I’m following in my uncle’s footsteps as a humanitarian

He was a priest in Africa. I work for Médecins Sans Frontières in Papua New Guinea, helping victims of gender-based violence


My life choices were greatly influenced by my uncle, who was a Society of African Missions priest. He worked in Africa for 40 years. As a child my ears and my head and my heart were filled with stories of Africa. He instilled that love in me and inspired me to become involved in humanitarian work.

I did a nursing diploma at University College Cork, a degree at Waterford Institute of Technology and a diploma in tropical nursing at the London School of Hygiene & Tropical Medicine. I then started working with Operation Smile, which does facial reconstructive surgery in developing countries in Africa and the Philippines.

I was in the Philippines when it was struck by Typhoon Hagupit in December 2014. I was asked to join an emergency team, and worked with the Philippine army doing medical evacuation from the worst-affected area.

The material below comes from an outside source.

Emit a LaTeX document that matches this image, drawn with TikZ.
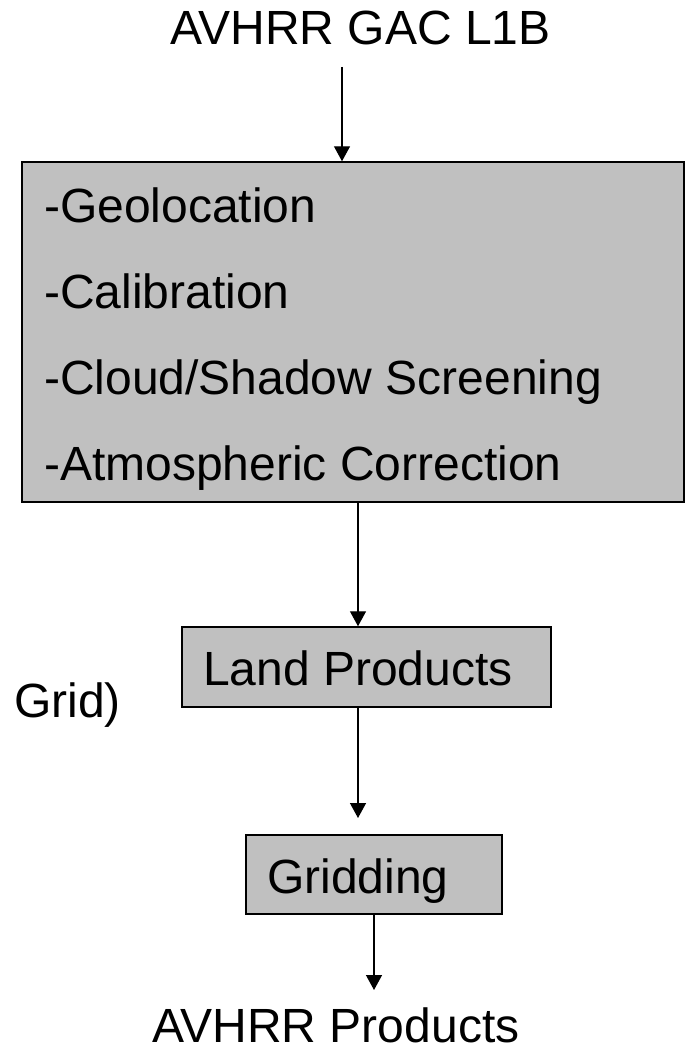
\documentclass[tikz,border=0pt]{standalone}
\usepackage{fontspec}
\setmainfont{Liberation Sans}
\usetikzlibrary{arrows.meta}
\definecolor{boxgray}{RGB}{192,192,192}
\tikzset{
  txt/.style={anchor=base west, inner sep=0pt, font=\fontsize{48}{58}\selectfont},
  gbox/.style={draw=black, line width=1.5pt, fill=boxgray, inner sep=0pt},
  arr/.style={line width=1.4pt, -{Triangle[length=15pt,width=16pt]}}
}
\begin{document}
\begin{tikzpicture}[x=1pt,y=-1pt]
\useasboundingbox (0,0) rectangle (696,1054);
% title
\node[txt] (title) at (170,45) {AVHRR GAC L1B};
% big box
\node[gbox, minimum width=662pt, minimum height=340pt] (big) at (353,332) {};
\node[txt] (l1) at (44,222) {-Geolocation};
\node[txt] (l2) at (44,308) {-Calibration};
\node[txt] (l3) at (44,394) {-Cloud/Shadow Screening};
\node[txt] (l4) at (44,480) {-Atmospheric Correction};
% land products
\node[gbox, minimum width=369pt, minimum height=80pt] (land) at (366.5,667) {};
\node[txt] (landt) at (203,685) {Land Products};
% grid label
\node[txt] (gridl) at (14,717) {Grid)};
% gridding
\node[gbox, minimum width=256pt, minimum height=79pt] (gridding) at (374,874.5) {};
\node[txt] (griddingt) at (267,893) {Gridding};
% output
\node[txt] (out) at (152,1042) {AVHRR Products};
% connectors
\coordinate (a1s) at (342,67);
\draw[arr] (a1s) -- (a1s |- big.north);
\coordinate (a2x) at (358,0);
\draw[arr] (a2x |- big.south) -- (a2x |- land.north);
\coordinate (a3e) at (358,818);
\draw[arr] (a3e |- land.south) -- (a3e);
\coordinate (a4e) at (374,990);
\draw[arr] (a4e |- gridding.south) -- (a4e);
\end{tikzpicture}
\end{document}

We had some collaboration with Médecins Sans Frontières; that was my first time encountering them on the ground. Experiencing that kind of emergency response made me decide that was what I wanted to do.

READ MORE

I came to Papua New Guinea with MSF last July. I work at a hospital in the Tari highlands, a very remote, inaccessible part of the country. The focus here is on family and sexual violence and on emergency surgery. I'm the nursing activity manager, providing support for staff in all aspects of patient care. We have a team of six expatriate staff. I'm the only nurse. We have a surgeon, an anaesthetist, a project co-ordinator and a logistician. We also have 111 MSF-trained national staff.

The work here is very difficult. A lot of women are trapped in a cycle of violence, and we see them come back again and again. Papua New Guinea is one of the worst places in the world for gender-based violence, with the highest incidence outside an active conflict zone. In other countries the violence is caused by opposite sides in a conflict, but here it’s very close to home. It’s family and intimate-partner violence.

Apart from MSF, the services in Tari, the town where I live, are very limited. There is no social support for victims, but at the hospital we have resources and a strong system in place.

I see several victims of violence every day in the emergency department. I love working with the national staff here, and I’m very happy in my work, but the level of violence is really shocking. I still haven’t become accustomed to it.

Daily life in the highlands can be extremely violent, but the atmosphere within the hospital compound is lively and friendly, and the local people are very welcoming. They would protect us at all costs. I feel safe here. But my life is confined to the hospital compound; our movement outside is very restricted.

No other Irish work at the hospital, but I did by chance dial a wrong number one day that, unbelievably, was answered by an Irish engineer on the Papua New Guinean island of New Britain.

He turned out to be a native Irish speaker, too, so we had a great conversation in Irish for an hour about the GAA, what was happening at home, and life in Papua New Guinea. It came at a time when I really needed to talk to someone about Ireland and in my language.

Denis O'Brien's company Digicel has the licence to provide internet here. The connection can come and go, but when it's good it's good enough to Skype home.

I miss so much from Ireland; number one is my family. I grew up in a family of 10 children, and we look after each other – we’re very close.